Wednesday, December 22, 2010

Polish garden cleanup

As I was getting ready to leave the house yesterday morning, I heard the trimmer's motor out front, and thought I'd spotted Andrew lurking in the shrubbery in front of the porch.  Oh-ho, thought I, perfect timing - I can write up his Christmas card and deliver it to him in person. Except when I went outside, it wasn't Andrew, it was yet another of his compatriots, an older man I'd not seen here before.  "Are you with Andrew?" I asked, stupidly, because why would anybody else waltz into my garden and start tidying? In broken English, he explained that Andrew had dropped him off here to do some cleaning, and would be back to pick him up later in the afternoon. "Wow," I laughed. "He's leaving you here for the whole day?!"

So I left the card for Andrew on the mailbox and went off to work, and forgot about it.

I got home after dark and went straight into the house, where I was met by a wide-eyed geek. "Some guy came and cut everything down!"  "Sure," says I, "that was Andrew's sidekick, come to do the garden cleanup." "But he cut everything down!"  

OK, this was really something.  For the geek to even notice that anything had changed in the jardin was highly unusual.  So I braced myself for the morning's revelations.
"Holy shit!  Where did it all go?"
 Wow!
 He really did cut everything down! I was gobsmacked - never seen anything like it!
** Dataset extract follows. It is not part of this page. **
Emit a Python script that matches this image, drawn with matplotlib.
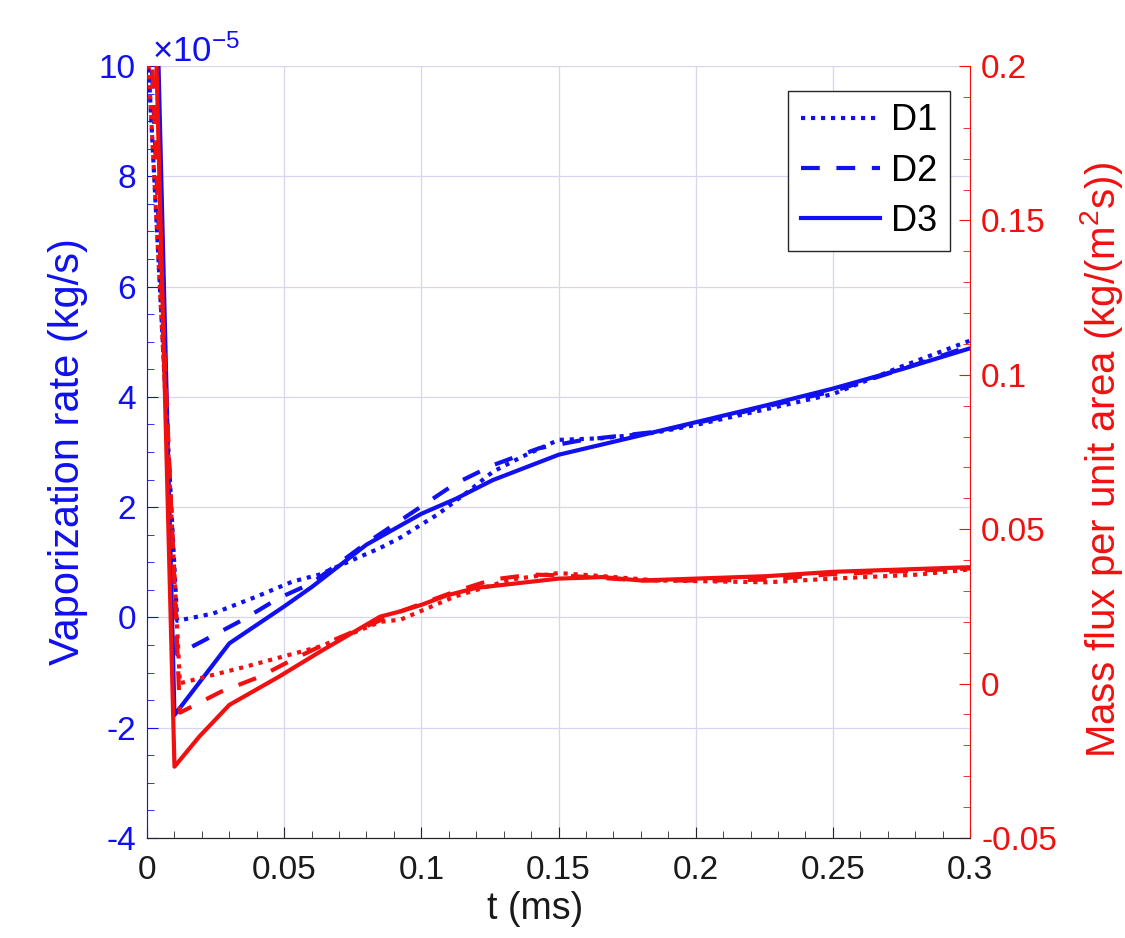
import matplotlib
matplotlib.use("Agg")
import matplotlib.pyplot as plt
from matplotlib.ticker import MultipleLocator, FormatStrFormatter
from matplotlib.lines import Line2D

plt.rcParams['font.family'] = ['Liberation Sans', 'DejaVu Sans']
plt.rcParams['mathtext.fontset'] = 'custom'
plt.rcParams['mathtext.rm'] = 'Liberation Sans'
plt.rcParams['mathtext.it'] = 'Liberation Sans:italic'
plt.rcParams['axes.unicode_minus'] = False

# vaporization rate (x1e-5 kg/s)
t_rate_d1 = [0, 0.011, 0.024, 0.04, 0.053, 0.063, 0.0725, 0.085, 0.0924, 0.106, 0.1175,
             0.126, 0.1365, 0.15, 0.166, 0.185, 0.2, 0.226, 0.25, 0.275, 0.3]
rate_d1 = [10.5, -0.06, 0.07, 0.38, 0.65, 0.78, 0.99, 1.26, 1.45, 1.87, 2.3,
           2.64, 2.91, 3.22, 3.25, 3.35, 3.49, 3.78, 4.05, 4.55, 5.02]
t_rate_d2 = [0, 0.011, 0.021, 0.035, 0.048, 0.06, 0.08, 0.0924, 0.1125, 0.126, 0.143,
             0.159, 0.186, 0.206, 0.226, 0.25, 0.275, 0.3]
rate_d2 = [12.0, -0.67, -0.41, -0.04, 0.35, 0.62, 1.35, 1.76, 2.43, 2.76, 3.07,
           3.22, 3.37, 3.59, 3.83, 4.1, 4.5, 4.92]
t_rate_d3 = [0, 0.01, 0.03, 0.05, 0.06, 0.08, 0.1, 0.1125, 0.126, 0.15, 0.173,
             0.2, 0.226, 0.25, 0.275, 0.3]
rate_d3 = [18.5, -1.77, -0.47, 0.2, 0.55, 1.32, 1.88, 2.15, 2.49, 2.95, 3.22,
           3.54, 3.85, 4.15, 4.5, 4.88]

# mass flux per unit area (kg/(m^2 s))
t_flux_d1 = [0, 0.012, 0.036, 0.063, 0.085, 0.0924, 0.1125, 0.1326, 0.15, 0.166,
             0.186, 0.2, 0.226, 0.25, 0.281, 0.3]
flux_d1 = [0.21, 0.0001, 0.0055, 0.012, 0.02, 0.0207, 0.0283, 0.0337, 0.0358, 0.0348,
           0.0334, 0.0332, 0.0328, 0.034, 0.0353, 0.037]
t_flux_d2 = [0, 0.012, 0.027, 0.041, 0.054, 0.068, 0.085, 0.0924, 0.1125, 0.126,
             0.14, 0.15, 0.18, 0.206, 0.226, 0.25, 0.3]
flux_d2 = [0.24, -0.0094, -0.0026, 0.0022, 0.0082, 0.0141, 0.0205, 0.0234, 0.0299, 0.0337,
           0.0353, 0.0351, 0.0334, 0.0334, 0.0337, 0.0355, 0.0373]
t_flux_d3 = [0, 0.01, 0.019, 0.03, 0.048, 0.063, 0.085, 0.0924, 0.1, 0.109, 0.12,
             0.15, 0.166, 0.18, 0.2, 0.226, 0.25, 0.3]
flux_d3 = [0.32, -0.0269, -0.0172, -0.0069, 0.0022, 0.0103, 0.0217, 0.0234, 0.0255, 0.0285, 0.031,
           0.034, 0.0345, 0.0334, 0.034, 0.0348, 0.0362, 0.0377]

labels = ['D1', 'D2', 'D3']
blue = '#1010f0'
red = '#f01010'
lw = 3.0
dot = dict(linestyle=(0, (1.0, 1.4)), dash_capstyle='butt')
dash = dict(linestyle=(0, (4.5, 4.0)), dash_capstyle='butt')
solid = dict(linestyle='-')
styles = [dot, dash, solid]

fig = plt.figure(figsize=(11.25, 9.38), dpi=100)
ax = fig.add_axes([0.1307, 0.1066, 0.7315, 0.823])
ax2 = ax.twinx()

for tt, vv, st in zip([t_rate_d1, t_rate_d2, t_rate_d3], [rate_d1, rate_d2, rate_d3], styles):
    ax.plot(tt, vv, color=blue, lw=lw, **st)
for tt, vv, st in zip([t_flux_d1, t_flux_d2, t_flux_d3], [flux_d1, flux_d2, flux_d3], styles):
    ax2.plot(tt, vv, color=red, lw=lw, **st)

ax.set_xlim(0, 0.3)
ax.set_ylim(-4, 10)
ax2.set_ylim(-0.05, 0.2)

ax.xaxis.set_major_locator(MultipleLocator(0.05))
ax.xaxis.set_minor_locator(MultipleLocator(0.01))
ax.xaxis.set_major_formatter(FormatStrFormatter('%g'))
ax.yaxis.set_major_locator(MultipleLocator(2))
ax.yaxis.set_minor_locator(MultipleLocator(0.5))
ax.yaxis.set_major_formatter(FormatStrFormatter('%g'))
ax2.yaxis.set_major_locator(MultipleLocator(0.05))
ax2.yaxis.set_minor_locator(MultipleLocator(0.01))
ax2.yaxis.set_major_formatter(FormatStrFormatter('%g'))

ax.grid(True, which='major', color='#d6d6f2', lw=0.9)
ax.set_axisbelow(True)

fs_tick = 24
ax.tick_params(axis='x', which='both', direction='in', colors='#262626', labelsize=fs_tick, pad=12,
               labelcolor='#1a1a1a')
ax.tick_params(axis='x', which='major', length=8)
ax.tick_params(axis='x', which='minor', length=5)
ax.tick_params(axis='y', which='both', direction='in', colors=blue, labelsize=fs_tick, pad=8)
ax.tick_params(axis='y', which='major', length=8)
ax.tick_params(axis='y', which='minor', length=5)
ax2.tick_params(axis='y', which='both', direction='in', colors=red, labelsize=fs_tick, pad=8)
ax2.tick_params(axis='y', which='major', length=8)
ax2.tick_params(axis='y', which='minor', length=5)

for a in (ax, ax2):
    a.spines['top'].set_visible(False)
    a.spines['bottom'].set_color('#262626')
ax.spines['left'].set_color(blue)
ax.spines['right'].set_visible(False)
ax2.spines['left'].set_visible(False)
ax2.spines['right'].set_color(red)

ax.set_xlabel('t (ms)', fontsize=27, color='#1a1a1a')
ax.xaxis.set_label_coords(0.471, -0.068)
ax.set_ylabel('Vaporization rate (kg/s)', fontsize=30, color=blue)
ax.yaxis.set_label_coords(-0.0717, 0.5)
ax2.set_ylabel('Mass flux per unit area (kg/(m$^2$s))', fontsize=29, color=red)
ax2.yaxis.set_label_coords(1.131, 0.49)

ax.text(0.006, 1.005, r'$\times$10$^{\mathrm{-5}}$', transform=ax.transAxes, color=blue,
        fontsize=25, ha='left', va='baseline')

handles = [Line2D([], [], color=blue, lw=lw, **st) for st in styles]
leg = ax2.legend(handles, labels, loc='upper right', bbox_to_anchor=(0.976, 0.968),
                 borderaxespad=0, fontsize=26, fancybox=False, framealpha=1,
                 edgecolor='#262626', handlelength=2.2, handletextpad=0.3,
                 labelspacing=0.42, borderpad=0.35)
leg.get_frame().set_linewidth(1.0)

fig.savefig('out.png', dpi=100)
It's actually really fascinating to see the bones of spaces so clearly. Here's the front border, with camera pointed right at where the goldenrod was in all its glory in October:
And here's the Christmassy yew, still all neatly trimmed from an earlier Polish cleanup:
(Bit blurry, light was getting low.)

Mum's spring training this year is going to be a very different experience from previous years, that's for sure.  Watch out, weeds, we can see you now!
Merry Christmas!

1 comment:

lisarose said...

From Mum:

"The cleanup is an OMG for sure. Very funny your story about Daniel's reaction. In fact the whole thing is a great piece of writing. You might want to have some conversation with Andrew about his crony though. From what I can see in the pics the guy cut down to bare ground which leaves nothing to protect and hold the topsoil through the winter freeze/thaw except the root systems underneath. Leaving the 2-3 inches of dead stems from the perennials holds soil and reminds you where they are. I'm sure he was just being super efficient but it looks like too much of a good thing. It may also be a lesson on the soullessness of machinery. You're right about really seeing the shapes of the spaces though."